Washington Turns Up the Pressure on Hungary over Plans for Antisemitic Statue
Eight members of Congress have sent a forceful letter to Hungary’s Prime Minister calling on him to halt plans to fund construction of a statue commemorating Bálint Hóman, an antisemitic politician whose legislative actions in the 1930s and 1940s contributed to the repression and eventual deportation to Auschwitz of hundreds of thousands of Jews.

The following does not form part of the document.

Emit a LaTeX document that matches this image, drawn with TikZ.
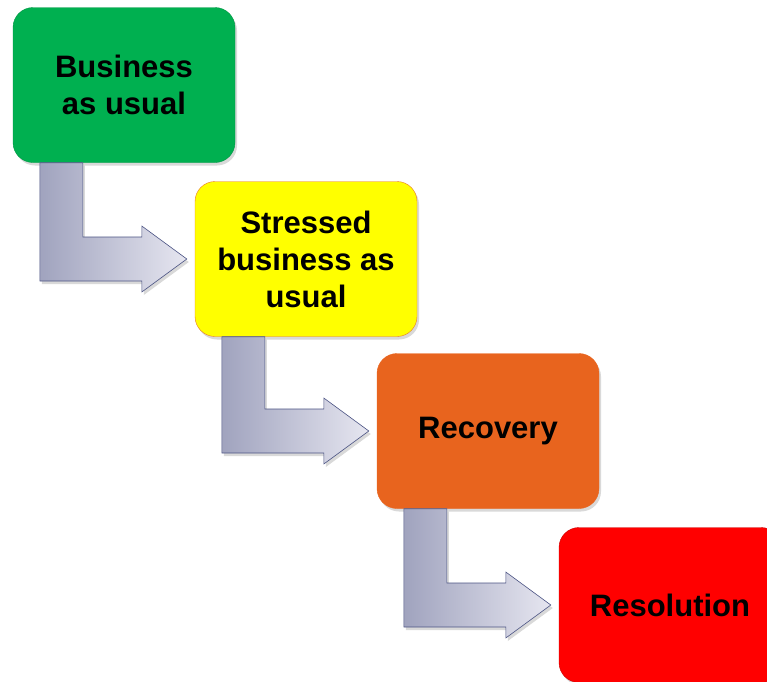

But more can be done in Washington and the United States Embassy in Budapest to intensify pressure on Hungary.
On December 4, members of the House Bipartisan Taskforce for Combatting Anti-Semitism sent a letter to Prime Minister Viktor Orbán in which they expressed “deep concerns” and said that honoring Hóman would “exacerbate disturbing national trends of historical revisionism and rehabilitation of Hungary’s disgraced wartime leadership and are inconsistent with your stated policy of zero tolerance for anti-Semitism.” Hungary’s plan to commemorate Hóman is also at direct odds with its mission as the Chair of the International Holocaust Remembrance Alliance.
The Taskforce’s letter aligns with Human Rights First’s call for the Obama Administration to pressure its Hungarian counterpart to scrap the statue. Senator Cardin is to be commended for speaking out as well.
Now the Helsinki Commission should add its voices to those condemning the planned monument, which would dishonor the memory of those who perished in the Holocaust. U.S Ambassador Bell—who in October “applaud[ed] the leaders of the Hungarian government who have objected to raising a statue of Bálint Hóman”—should again speak out. Most importantly, senior State Department officials in DC should issue a public statement opposing the plan and reinforcing the message of the U.S. Embassy in Budapest.